I've failed to mention that Brendan showed up this weekend with one of his best friends, Adam. Adam was a great help to me Saturday since we worked at the same table and he covered for me when I needed a break. Brendan, of course, was also a great help and was working the "Cuvee" table. Since we were so busy, I didn't have a chance to find out what he thought of his pouring session. Brendan reported for work the previous day - Friday - and worked until 7:00 in the evening drawing off two cases of wine per barrel of the six wines we were serving for the weekend, twelve cases in all. Since the 1200 people who came through here on Saturday consumed over 3/4 of that, Adam and Brendan had to come back Sunday morning to draw off another case of each wine, six cases in all, to insure we had enough wine to get us through the entire day on Sunday. Most of the time Brendan accomplishes a great deal of work, with an enthusiasm that can never be matched. But I have to temper the fact that with that enthusiasm, he does like to communicate with whomever is near and also digresses by making many trips to the music system changing various discs. As I've mentioned before, he's almost like the son I've never had.

March 12, 1999

Pat and I do almost all our buying of consumer goods with credit cards. As a matter of fact, all my excursions to Costco are credit card transactions. Many of the customers who come through the winery are unprepared to purchase our wine with cash or personal check. Sometimes this involves a trip back to their car for a checkbook or a promise to purchase the wine by sending a check when they return to their residence. Also, a great deal of our wine distribution requires a shipment to another state. The cost of the shipment is usually processed with a credit card number through our shipper. Since we are contemplating bypassing our shipper, who is a middleman, and thus trying to save our customers some money, we are also considering the establishment of a credit card processing service. This would include the convenience of using a credit card at the winery and probably the use of a credit card over our Internet site. It appears that taking into consideration the expense of the equipment plus the transaction fees involved, the cost to us will amount to 30 to 50 cents a bottle. Pat and I have talked about this and feel that the best way to assume the additional costs would be to raise the price of our wine by 50 cents a bottle, but also give a 5 percent discount to anyone who would be willing to continue to pay with personal checks. Therefore, as an example, even though I have promised to sell our 1999 wines for $11.50 a bottle (except for the Aca Modot at $16), we would have to charge $12 but then could give a 5% discount, which would result in a price of $11.40 a bottle if paid by check. Does anyone have any feedback on this proposal?

March 13, 1999
(by Pat Coffaro)

A number of people who stopped by for last weekend's Barrel Tasting commented on how much they liked the Garlic Potato Soup and asked for a recipe. I promised to put one up on our web site, so here goes. Keep in mind that we knd of just threw this together and the cutting and chopping was the most difficult thing about this recipe -- and of course unless you're cooking for 1000 people, you'll have to downsize it a bit --.

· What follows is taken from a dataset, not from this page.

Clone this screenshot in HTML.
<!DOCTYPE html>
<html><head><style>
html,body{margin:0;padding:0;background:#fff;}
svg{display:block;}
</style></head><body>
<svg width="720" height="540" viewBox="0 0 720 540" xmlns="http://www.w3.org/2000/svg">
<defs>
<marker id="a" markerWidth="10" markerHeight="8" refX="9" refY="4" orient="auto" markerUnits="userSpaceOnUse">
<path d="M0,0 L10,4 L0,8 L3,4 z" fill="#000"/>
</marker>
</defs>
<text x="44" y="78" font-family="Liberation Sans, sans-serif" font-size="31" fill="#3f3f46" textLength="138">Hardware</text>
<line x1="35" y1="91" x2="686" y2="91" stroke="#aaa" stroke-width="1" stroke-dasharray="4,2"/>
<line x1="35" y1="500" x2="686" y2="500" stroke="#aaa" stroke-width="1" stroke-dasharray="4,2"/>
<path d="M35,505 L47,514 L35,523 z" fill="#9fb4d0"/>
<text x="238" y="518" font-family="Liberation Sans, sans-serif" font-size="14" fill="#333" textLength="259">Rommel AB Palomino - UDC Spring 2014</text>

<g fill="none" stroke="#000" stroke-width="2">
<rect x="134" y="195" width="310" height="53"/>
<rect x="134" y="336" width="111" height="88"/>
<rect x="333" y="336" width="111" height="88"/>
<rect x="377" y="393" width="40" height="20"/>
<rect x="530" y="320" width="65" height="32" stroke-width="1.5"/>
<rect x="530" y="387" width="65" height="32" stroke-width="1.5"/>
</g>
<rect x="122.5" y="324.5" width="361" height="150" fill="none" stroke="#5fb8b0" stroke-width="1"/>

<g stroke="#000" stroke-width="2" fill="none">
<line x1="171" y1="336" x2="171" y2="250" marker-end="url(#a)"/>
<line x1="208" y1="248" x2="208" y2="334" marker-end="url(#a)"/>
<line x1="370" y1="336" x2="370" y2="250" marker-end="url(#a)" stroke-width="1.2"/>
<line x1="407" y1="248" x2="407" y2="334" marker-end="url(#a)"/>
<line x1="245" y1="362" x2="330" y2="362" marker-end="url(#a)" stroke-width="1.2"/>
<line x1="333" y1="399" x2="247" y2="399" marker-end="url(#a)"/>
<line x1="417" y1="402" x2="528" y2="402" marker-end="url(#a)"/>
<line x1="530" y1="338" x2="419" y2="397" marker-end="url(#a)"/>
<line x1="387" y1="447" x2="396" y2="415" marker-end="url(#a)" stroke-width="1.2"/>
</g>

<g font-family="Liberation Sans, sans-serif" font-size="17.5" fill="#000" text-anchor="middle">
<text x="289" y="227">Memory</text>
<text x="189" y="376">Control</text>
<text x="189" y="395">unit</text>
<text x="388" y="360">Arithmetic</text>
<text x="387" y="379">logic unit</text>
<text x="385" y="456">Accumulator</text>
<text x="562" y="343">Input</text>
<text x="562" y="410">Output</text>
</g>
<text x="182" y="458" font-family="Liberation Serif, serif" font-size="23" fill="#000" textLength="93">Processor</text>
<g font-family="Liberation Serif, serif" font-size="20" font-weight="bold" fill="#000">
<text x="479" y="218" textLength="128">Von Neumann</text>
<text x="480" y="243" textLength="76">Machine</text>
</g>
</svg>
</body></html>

100 lbs. of potatoes, about 1-inch cubes
5 lbs. of carrots, chopped
30-40 onions, chopped
1 giant-sized container of Christopher Farms peeled garlic, finely chopped
24 huge cans Swanson's Chicken Broth
pepper, hot sauce, and/or other seasonings to taste

Put everything in a big stock pot and cook until the potatoes just begin to get kinda mushy. Turn off the heat and serve with 45 loaves of french bread!

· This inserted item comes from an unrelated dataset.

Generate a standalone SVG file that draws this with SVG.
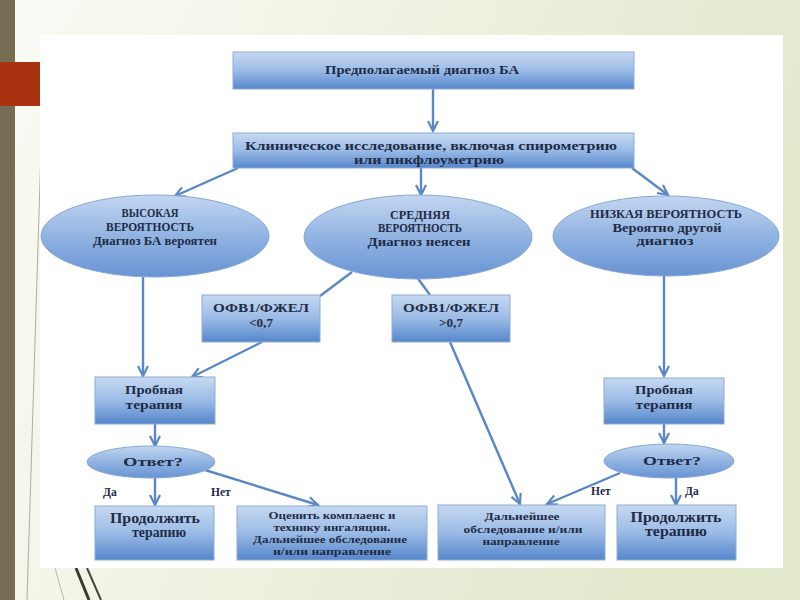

Next year, we'll try to get a family-size recipe together to hand out that weekend, but as you can see it's a very basic potato soup recipe that can be modified or supplemented by any creative cook. And as many of you know, Dave is the actual cook in our household, so I just found the recipe and orchestrated the preparation. He actually did the final seasoning and cooking -- with the help of vineyard manager/barbecue man Steve Ryan and our good friend and now soup kitchen expert, Arlene Piacente. Thanks to all, we found that "too many cooks do *not* spoil the soup."